On controversial and complex issues (climate change, social policy, etc.) the best one may be able to do with these maps is to reduce and clarify the various schools of thought into a manageably small number (see example below, for economic thought), and then to imagine what kinds of data or experiments would tell you which school of thought you should agree with. Getting the map is the first great challenge. Developing a well articulated and referenced Schools of Thought map of probable, possible, and preferable futures, with differing values, assumptions, and models clarified, is in my estimation one of the end goals of a good Delphi.

A Map of Common Schools of Economic Thought, Associated Here With
Normative Differences in Political Philosophy (Bert Wheeler, Cedarville U.)

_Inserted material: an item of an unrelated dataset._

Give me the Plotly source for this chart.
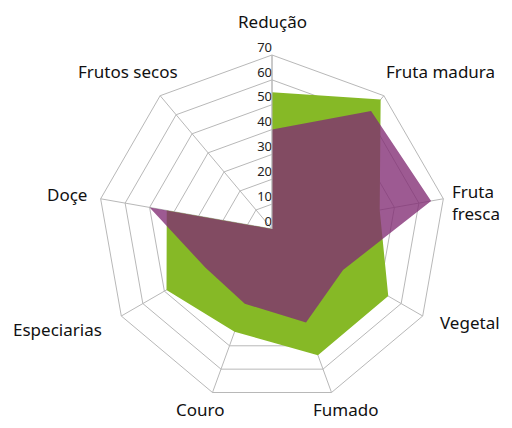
import plotly.graph_objects as go

categories = ["Redução", "Fruta madura", "Fruta<br>fresca", "Vegetal", "Fumado",
              "Couro", "Especiarias", "Doçe", "Frutos secos"]
green_values = [55, 68, 44, 54, 54, 44, 49, 43, 0]
purple_values = [40, 62, 65, 33, 40, 32, 31, 50, 0]
radial_ticks = [0, 10, 20, 30, 40, 50, 60, 70]

# label placement in the 512x428 page: (x, y, xanchor)
label_px = [(272, 21, "center"), (440, 72, "center"), (502, 202, "right"),
            (502, 322, "right"), (346, 409, "center"), (200, 409, "center"),
            (57, 329, "center"), (67, 195, "center"), (128, 72, "center")]

OFF = 8  # page body margin
W, H = 512 - 2 * OFF, 428 - 2 * OFF
ML, MT = 98 - OFF, 55 - OFF
MR = W - (446 - OFF)
MB = H - (403 - OFF)
PW, PH = W - ML - MR, H - MT - MB

def closed(v):
    return list(v) + [v[0]]

fig = go.Figure()
fig.add_trace(go.Scatterpolar(
    r=closed(green_values), theta=closed(categories), mode="lines",
    fill="toself", fillcolor="rgb(134,185,38)", line=dict(width=0),
    hoverinfo="skip", showlegend=False))
fig.add_trace(go.Scatterpolar(
    r=closed(purple_values), theta=closed(categories), mode="lines",
    fill="toself", fillcolor="rgba(129,44,115,0.78)", line=dict(width=0),
    hoverinfo="skip", showlegend=False))
# radial tick labels (r nudged off the exact centre so the 0 label is drawn)
fig.add_trace(go.Scatterpolar(
    r=[max(t, 0.05) for t in radial_ticks], theta=[categories[0]] * len(radial_ticks),
    mode="text", text=[str(t) for t in radial_ticks], textposition="top left",
    textfont=dict(family="Noto Sans", size=13, color="#222222"),
    hoverinfo="skip", showlegend=False, cliponaxis=False))

annotations = []
for cat, (px, py, xa) in zip(categories, label_px):
    fx, fy = px - OFF, py - OFF
    annotations.append(dict(
        text=cat, xref="paper", yref="paper",
        x=(fx - ML) / PW, y=(H - MB - fy) / PH,
        xanchor=xa, yanchor="middle", showarrow=False,
        align="left",
        font=dict(family="Noto Sans", size=17, color="#111111")))

grid = "#b8b8b8"
fig.update_layout(
    width=W, height=H,
    margin=dict(l=ML, r=MR, t=MT, b=MB),
    paper_bgcolor="white",
    polar=dict(
        bgcolor="white",
        gridshape="linear",
        domain=dict(x=[0, 1], y=[0, 1]),
        radialaxis=dict(
            range=[0, 70], tickvals=radial_ticks, showticklabels=False,
            angle=90,
            showline=True, linecolor=grid, linewidth=1,
            gridcolor=grid, gridwidth=1, ticks="", layer="above traces"),
        angularaxis=dict(
            categoryarray=categories, categoryorder="array",
            rotation=90, direction="clockwise",
            showline=True, linecolor=grid, linewidth=1,
            gridcolor=grid, gridwidth=1, ticks="", showticklabels=False,
            layer="above traces"),
    ),
    annotations=annotations,
)

fig.write_html("out.html")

The learning that occurs from aggregating the opinions of any fixed group of Delphi participants will be on an S-curve, like other types of learning, with rapid increases in understanding in the first few cycles, but then usually quickly tailing off, unless you greatly increase the diversity or intellectual capacity of the group. Given the value of cognitive diversity, we can imagine doing a Delphi where 1) anyone on the web may participate, 2) it is marketed widely, both to experts and lay audiences, 3) incentives are provided to participate, 4) interaction is designed for ease of use, and 5) iteration continues until new learning plateaus would be likely to provide the greatest improvement in group foresight prior to saturation (reaching a learning plateau). A Delphi with these five characteristics might be called an Open Delphi. In 2012 Venessa Miemis, Alvis Brigis and I wrote a brief article proposing doing for this for all our better foresight methods, an approach we call Open Foresight (PDF). Few Delphis are conducted in an open manner today, but as web intelligence and access grows we should see many more in the future.
Publications that present complex, uncertain, and controversial topics in a Schools of Thought manner, showing the classic literature and evidence cited in support of each school are hard to write, and rare to find, but I find them particularly valuable for learning the current competitive and cooperative landscape of any complex system. One good example is the Hunger Project’s Ending Hunger, 1985, which explores the many blocking factors (business, politics, ideology, etc.) that have so far prevented us from ending malnutrition and starvation globally, even as the economic and technical means for doing so have existed since the Green Revolution of the 1940s-1960s. Multiple competing schools of thought and their justification are presented for each of the major uncertainties, claims, models, and hypotheses in the book.
Detailed schools of thought treatments belong best as online works, to be updated annually as new data come in to help us resolve competing claims and models. Eventually, as online tools emerge, we hope this Guide, leading textbooks and Wikipedia pages will all be written in this manner, and use open Delphis as inputs. For an older but still good introduction to Delphi techniques, try Adler and Ziglio’s Gazing into the Oracle, 1995. Garson’s The Delphi Method in Quantitative Research, 2013 is at the frontier of computer and quantitative approaches.